What to produce >>
Nothing outside the lines from the one containing "Clone this chart in D3.js." through the one containing "const HEIGHT = 545;" should be copied, and no pictures either. Copy those lines exactly.

(Figure scripts)
◆ ◆ ◆

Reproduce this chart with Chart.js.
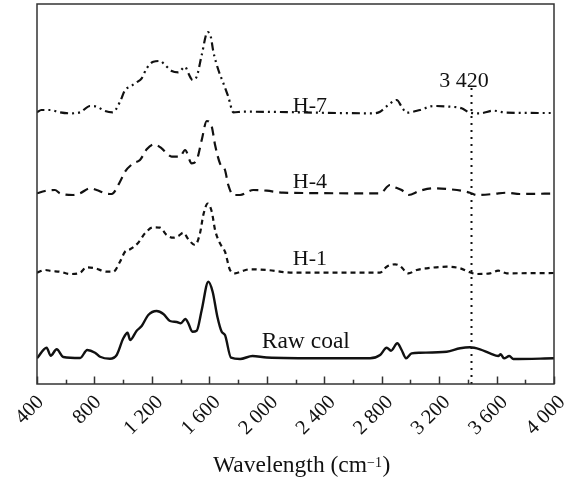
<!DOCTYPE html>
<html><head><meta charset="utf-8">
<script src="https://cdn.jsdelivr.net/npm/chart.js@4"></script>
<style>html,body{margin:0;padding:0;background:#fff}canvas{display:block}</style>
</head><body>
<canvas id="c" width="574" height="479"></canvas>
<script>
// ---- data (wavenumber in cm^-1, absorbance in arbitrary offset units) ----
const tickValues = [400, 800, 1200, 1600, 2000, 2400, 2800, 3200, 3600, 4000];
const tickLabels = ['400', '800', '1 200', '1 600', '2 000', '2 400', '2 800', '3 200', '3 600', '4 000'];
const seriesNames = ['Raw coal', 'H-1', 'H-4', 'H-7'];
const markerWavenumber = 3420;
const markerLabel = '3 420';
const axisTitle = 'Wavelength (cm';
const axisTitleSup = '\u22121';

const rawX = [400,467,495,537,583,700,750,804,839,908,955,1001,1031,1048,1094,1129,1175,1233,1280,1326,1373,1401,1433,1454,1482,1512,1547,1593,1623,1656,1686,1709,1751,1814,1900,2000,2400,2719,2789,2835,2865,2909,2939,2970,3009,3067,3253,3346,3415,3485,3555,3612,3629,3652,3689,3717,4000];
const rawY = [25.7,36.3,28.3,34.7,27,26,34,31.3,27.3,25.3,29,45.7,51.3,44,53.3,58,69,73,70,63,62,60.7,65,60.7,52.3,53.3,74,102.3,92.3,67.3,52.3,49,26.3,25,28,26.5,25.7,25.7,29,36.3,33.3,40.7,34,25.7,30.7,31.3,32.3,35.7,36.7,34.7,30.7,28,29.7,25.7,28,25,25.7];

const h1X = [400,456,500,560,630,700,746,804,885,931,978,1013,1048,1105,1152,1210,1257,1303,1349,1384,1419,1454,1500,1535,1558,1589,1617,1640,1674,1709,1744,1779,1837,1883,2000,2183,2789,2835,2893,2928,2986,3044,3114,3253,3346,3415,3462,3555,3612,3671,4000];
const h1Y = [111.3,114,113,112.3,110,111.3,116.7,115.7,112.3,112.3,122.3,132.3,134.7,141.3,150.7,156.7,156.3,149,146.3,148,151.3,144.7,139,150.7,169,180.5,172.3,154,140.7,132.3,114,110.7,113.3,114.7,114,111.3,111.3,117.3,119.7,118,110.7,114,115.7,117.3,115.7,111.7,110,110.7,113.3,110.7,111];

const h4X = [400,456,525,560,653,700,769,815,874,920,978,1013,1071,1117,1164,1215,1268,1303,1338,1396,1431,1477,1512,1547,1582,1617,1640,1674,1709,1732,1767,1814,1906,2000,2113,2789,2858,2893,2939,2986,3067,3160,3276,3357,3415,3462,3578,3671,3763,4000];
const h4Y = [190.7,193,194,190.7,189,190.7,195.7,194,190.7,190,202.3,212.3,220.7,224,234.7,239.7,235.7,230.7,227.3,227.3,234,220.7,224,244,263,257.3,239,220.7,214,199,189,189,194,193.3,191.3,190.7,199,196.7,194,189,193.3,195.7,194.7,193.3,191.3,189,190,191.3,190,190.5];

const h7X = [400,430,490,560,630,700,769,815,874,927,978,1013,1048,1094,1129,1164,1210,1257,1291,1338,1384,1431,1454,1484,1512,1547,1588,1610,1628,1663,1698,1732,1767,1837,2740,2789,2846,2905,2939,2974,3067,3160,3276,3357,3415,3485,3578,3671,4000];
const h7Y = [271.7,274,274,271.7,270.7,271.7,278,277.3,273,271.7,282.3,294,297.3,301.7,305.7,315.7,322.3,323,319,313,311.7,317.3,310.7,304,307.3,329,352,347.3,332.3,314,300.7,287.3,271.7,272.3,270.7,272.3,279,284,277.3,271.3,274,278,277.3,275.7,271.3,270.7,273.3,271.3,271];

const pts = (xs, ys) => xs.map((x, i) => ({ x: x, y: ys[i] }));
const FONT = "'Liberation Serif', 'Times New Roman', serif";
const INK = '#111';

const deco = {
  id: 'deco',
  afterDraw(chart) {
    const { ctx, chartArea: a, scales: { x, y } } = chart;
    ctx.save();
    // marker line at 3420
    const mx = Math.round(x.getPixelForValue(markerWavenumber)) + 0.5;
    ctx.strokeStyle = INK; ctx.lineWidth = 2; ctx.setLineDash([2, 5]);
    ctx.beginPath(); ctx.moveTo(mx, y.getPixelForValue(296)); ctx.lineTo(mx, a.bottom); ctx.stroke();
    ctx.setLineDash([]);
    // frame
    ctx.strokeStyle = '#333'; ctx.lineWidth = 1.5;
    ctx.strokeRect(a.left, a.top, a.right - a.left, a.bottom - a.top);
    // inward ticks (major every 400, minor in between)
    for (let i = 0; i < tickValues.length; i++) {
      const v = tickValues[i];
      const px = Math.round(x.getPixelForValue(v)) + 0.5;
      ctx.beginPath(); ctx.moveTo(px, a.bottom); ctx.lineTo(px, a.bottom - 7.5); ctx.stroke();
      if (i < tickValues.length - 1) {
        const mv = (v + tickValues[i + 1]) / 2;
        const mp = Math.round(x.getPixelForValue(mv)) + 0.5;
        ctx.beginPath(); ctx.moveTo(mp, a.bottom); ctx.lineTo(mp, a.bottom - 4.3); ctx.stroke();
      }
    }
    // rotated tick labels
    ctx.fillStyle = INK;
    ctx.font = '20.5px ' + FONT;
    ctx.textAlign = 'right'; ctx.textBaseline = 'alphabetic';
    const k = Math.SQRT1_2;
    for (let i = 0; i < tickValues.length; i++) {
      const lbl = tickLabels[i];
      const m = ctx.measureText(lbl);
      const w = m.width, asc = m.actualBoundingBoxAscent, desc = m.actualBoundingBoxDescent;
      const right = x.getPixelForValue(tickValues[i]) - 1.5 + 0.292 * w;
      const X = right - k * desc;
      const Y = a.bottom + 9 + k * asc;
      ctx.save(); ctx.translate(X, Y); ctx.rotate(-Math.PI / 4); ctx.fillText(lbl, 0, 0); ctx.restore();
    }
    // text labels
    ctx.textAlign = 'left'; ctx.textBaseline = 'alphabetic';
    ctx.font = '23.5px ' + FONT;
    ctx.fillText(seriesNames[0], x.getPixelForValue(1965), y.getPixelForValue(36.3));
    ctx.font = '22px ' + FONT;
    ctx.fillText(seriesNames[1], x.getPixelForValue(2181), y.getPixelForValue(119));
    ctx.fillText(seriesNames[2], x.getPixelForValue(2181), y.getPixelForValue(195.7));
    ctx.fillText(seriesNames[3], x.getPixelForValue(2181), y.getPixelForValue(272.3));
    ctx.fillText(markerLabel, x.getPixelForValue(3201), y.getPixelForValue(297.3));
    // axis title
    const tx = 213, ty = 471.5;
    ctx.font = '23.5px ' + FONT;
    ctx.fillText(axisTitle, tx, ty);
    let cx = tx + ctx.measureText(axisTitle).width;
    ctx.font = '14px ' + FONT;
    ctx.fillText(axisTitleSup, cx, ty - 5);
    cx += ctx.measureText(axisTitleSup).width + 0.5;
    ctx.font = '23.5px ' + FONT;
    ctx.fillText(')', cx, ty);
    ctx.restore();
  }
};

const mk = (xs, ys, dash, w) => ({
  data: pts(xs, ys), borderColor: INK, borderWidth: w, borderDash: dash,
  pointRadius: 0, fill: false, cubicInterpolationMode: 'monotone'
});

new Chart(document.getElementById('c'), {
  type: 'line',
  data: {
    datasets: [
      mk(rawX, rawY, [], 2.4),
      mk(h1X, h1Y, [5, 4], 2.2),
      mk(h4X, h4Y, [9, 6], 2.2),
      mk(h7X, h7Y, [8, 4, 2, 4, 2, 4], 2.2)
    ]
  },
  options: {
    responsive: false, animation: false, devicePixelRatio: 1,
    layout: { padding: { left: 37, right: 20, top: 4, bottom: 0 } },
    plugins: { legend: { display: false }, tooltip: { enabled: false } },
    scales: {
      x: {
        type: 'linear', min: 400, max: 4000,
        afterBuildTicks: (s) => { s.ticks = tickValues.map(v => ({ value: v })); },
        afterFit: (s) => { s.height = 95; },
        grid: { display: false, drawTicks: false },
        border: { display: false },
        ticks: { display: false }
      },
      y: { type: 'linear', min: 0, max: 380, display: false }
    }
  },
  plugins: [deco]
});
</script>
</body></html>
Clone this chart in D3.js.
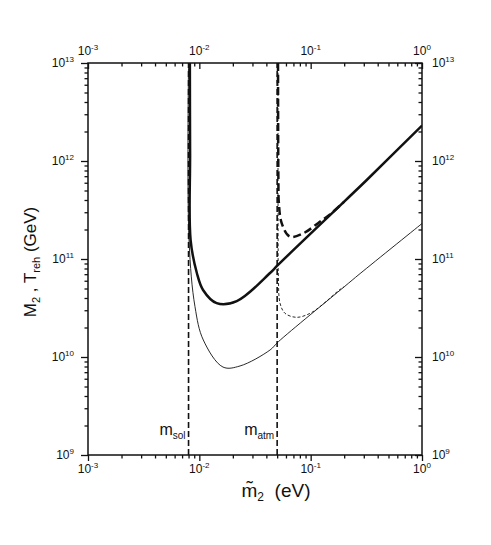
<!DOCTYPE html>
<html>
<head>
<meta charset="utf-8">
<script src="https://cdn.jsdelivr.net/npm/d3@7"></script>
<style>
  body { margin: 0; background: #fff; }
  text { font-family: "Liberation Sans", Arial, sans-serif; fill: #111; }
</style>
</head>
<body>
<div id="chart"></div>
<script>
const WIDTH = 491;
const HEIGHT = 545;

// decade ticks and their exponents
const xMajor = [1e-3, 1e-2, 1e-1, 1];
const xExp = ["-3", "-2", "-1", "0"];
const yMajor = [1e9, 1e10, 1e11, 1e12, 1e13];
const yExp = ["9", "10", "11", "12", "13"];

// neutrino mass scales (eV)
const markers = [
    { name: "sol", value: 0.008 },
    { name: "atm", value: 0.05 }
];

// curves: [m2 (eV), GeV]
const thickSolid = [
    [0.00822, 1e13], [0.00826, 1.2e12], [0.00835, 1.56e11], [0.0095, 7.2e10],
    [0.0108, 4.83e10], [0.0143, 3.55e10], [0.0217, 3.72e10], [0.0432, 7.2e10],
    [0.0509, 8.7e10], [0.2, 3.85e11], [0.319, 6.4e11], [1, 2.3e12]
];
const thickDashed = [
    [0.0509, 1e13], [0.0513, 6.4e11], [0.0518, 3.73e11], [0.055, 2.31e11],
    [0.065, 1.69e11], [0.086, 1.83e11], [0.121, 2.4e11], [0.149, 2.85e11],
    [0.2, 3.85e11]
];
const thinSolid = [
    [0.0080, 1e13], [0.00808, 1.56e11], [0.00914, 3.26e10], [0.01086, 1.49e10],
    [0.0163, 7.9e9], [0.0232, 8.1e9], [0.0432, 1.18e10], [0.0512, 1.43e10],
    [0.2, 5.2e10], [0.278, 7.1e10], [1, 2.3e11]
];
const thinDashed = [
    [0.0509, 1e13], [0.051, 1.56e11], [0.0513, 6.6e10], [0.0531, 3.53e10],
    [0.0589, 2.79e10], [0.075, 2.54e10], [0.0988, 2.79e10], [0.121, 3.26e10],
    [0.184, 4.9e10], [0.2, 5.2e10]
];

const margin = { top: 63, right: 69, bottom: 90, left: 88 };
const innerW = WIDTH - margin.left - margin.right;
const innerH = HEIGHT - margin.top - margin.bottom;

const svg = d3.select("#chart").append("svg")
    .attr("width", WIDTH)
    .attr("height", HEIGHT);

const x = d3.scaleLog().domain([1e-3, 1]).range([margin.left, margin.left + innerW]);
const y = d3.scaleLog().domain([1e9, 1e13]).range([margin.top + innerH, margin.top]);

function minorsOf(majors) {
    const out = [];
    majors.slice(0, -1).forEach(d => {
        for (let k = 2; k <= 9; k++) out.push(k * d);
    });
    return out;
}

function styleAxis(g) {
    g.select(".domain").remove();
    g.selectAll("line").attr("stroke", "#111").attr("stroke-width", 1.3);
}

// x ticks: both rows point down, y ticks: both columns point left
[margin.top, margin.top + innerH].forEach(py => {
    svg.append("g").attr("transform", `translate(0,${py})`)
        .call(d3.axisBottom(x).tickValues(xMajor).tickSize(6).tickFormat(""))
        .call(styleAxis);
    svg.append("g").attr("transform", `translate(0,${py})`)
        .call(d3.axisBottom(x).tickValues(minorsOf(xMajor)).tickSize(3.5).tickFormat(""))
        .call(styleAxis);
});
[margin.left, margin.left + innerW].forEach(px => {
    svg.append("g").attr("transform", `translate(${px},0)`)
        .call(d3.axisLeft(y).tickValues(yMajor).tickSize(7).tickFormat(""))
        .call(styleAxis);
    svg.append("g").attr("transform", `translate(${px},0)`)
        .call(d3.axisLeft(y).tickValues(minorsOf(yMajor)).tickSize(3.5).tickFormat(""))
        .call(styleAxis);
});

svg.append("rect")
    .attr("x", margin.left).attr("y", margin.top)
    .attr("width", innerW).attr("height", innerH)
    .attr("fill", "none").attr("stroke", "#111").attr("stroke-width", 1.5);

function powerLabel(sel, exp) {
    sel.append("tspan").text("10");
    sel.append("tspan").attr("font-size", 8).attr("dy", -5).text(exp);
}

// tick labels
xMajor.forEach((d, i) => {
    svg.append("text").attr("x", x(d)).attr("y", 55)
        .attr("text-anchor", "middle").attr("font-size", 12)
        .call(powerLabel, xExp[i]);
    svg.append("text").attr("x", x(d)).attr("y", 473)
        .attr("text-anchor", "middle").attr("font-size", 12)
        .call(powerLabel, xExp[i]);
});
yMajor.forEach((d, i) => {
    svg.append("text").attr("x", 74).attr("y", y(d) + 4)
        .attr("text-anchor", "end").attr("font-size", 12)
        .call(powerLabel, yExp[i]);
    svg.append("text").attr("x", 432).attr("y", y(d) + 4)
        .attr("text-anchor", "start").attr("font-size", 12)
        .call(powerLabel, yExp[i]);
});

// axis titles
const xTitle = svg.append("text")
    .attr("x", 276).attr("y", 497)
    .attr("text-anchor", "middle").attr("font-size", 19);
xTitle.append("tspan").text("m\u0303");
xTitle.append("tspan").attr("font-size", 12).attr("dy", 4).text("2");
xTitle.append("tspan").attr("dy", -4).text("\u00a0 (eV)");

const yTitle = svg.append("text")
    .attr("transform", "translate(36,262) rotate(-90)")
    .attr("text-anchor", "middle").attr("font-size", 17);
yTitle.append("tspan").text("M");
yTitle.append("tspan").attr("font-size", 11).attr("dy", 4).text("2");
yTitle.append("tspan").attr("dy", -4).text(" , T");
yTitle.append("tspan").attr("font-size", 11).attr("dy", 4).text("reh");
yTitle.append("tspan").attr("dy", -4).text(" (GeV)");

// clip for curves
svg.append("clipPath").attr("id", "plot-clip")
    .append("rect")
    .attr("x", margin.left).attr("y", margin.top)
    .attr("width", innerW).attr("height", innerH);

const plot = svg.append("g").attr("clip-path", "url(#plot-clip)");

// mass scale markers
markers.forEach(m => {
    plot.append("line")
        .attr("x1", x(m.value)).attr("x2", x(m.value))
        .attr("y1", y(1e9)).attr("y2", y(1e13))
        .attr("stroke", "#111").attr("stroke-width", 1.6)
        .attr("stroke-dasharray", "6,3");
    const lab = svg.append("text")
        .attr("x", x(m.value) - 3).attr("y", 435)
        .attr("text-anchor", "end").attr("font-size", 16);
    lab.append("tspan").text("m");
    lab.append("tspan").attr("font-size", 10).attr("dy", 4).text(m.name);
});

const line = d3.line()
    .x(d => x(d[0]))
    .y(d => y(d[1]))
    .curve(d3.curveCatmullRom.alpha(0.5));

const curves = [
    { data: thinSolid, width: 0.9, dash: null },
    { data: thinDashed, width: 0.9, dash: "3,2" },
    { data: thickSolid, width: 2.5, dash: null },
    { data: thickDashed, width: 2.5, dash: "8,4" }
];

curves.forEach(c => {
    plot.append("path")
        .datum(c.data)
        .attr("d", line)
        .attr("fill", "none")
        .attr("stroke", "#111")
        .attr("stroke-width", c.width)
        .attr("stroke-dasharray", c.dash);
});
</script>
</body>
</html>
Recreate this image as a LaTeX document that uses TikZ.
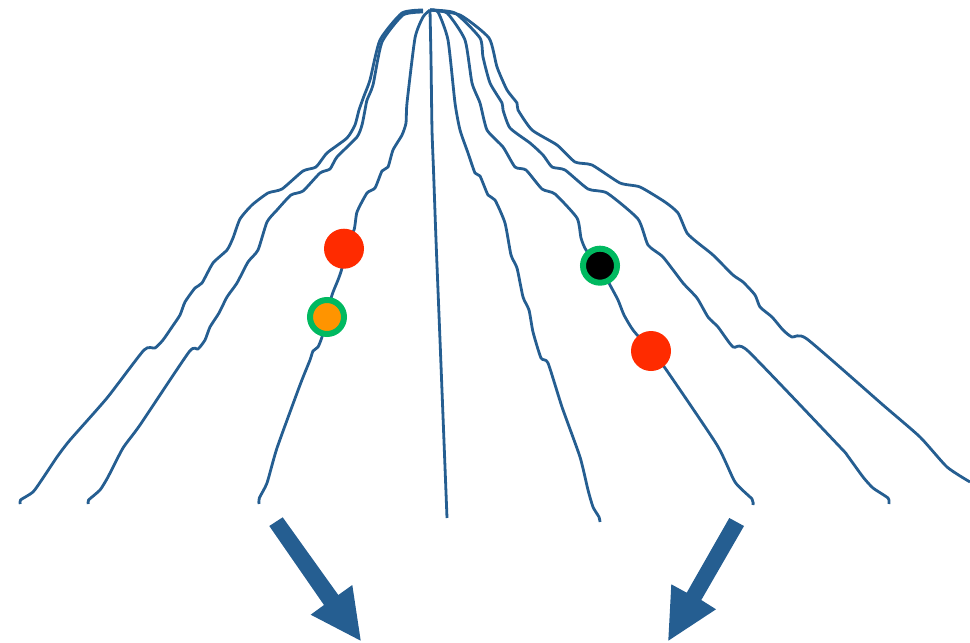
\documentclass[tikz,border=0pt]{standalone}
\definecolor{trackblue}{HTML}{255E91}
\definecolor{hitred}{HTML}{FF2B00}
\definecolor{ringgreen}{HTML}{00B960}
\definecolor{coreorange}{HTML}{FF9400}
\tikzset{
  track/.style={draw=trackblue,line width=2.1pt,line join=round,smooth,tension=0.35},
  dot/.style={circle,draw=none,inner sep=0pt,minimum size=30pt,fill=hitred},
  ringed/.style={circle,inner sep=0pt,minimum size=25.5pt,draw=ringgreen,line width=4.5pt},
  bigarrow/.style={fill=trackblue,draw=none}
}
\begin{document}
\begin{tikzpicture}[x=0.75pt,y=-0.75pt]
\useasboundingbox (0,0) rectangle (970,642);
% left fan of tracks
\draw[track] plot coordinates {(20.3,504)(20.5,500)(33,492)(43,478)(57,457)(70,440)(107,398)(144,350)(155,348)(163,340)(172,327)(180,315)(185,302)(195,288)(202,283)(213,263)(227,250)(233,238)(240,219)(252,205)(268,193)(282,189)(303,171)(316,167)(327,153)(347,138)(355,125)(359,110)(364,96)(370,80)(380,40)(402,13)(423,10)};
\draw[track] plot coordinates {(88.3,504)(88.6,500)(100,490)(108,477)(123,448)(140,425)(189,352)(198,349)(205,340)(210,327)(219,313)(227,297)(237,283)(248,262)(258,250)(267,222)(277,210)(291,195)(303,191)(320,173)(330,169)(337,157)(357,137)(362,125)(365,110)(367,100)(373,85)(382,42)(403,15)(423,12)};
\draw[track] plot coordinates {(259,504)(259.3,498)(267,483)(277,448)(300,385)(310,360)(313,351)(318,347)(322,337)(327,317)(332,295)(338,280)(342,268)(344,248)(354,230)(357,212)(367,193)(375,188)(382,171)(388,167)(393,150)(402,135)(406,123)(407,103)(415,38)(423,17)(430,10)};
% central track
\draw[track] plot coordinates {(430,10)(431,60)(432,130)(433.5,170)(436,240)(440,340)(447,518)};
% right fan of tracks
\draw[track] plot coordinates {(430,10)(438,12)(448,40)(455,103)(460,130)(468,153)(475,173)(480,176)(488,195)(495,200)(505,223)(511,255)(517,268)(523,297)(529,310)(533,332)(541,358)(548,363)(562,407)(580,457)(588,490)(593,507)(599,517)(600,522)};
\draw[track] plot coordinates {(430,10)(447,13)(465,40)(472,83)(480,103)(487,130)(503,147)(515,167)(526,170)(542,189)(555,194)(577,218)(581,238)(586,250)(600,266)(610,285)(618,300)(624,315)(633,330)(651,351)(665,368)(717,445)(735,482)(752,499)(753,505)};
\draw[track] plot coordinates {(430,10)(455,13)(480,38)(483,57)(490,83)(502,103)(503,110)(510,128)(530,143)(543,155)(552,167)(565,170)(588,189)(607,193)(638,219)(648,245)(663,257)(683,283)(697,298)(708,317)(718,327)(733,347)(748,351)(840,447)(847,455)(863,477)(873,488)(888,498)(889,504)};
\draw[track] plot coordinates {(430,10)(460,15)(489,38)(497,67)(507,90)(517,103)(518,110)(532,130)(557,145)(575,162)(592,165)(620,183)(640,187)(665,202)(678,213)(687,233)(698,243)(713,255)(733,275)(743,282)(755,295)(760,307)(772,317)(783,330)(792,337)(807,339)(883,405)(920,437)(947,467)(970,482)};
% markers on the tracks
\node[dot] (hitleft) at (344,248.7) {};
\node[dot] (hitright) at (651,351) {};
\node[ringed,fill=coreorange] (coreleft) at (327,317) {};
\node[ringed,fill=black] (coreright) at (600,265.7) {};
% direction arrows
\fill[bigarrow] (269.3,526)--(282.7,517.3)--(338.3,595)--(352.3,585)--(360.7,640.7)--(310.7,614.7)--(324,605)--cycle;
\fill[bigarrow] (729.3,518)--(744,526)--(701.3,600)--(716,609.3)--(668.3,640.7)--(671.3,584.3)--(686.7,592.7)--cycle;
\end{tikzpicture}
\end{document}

◆ ◆ ◆

Correct answer >>
Clone this chart in D3.js.
<!DOCTYPE html>
<html>
<head>
<meta charset="utf-8">
<script src="https://cdn.jsdelivr.net/npm/d3@7"></script>
<style>
  body { margin: 0; background: #fff; }
  text { font-family: "Liberation Sans", Arial, sans-serif; fill: #111; }
</style>
</head>
<body>
<div id="chart"></div>
<script>
const WIDTH = 491;
const HEIGHT = 545;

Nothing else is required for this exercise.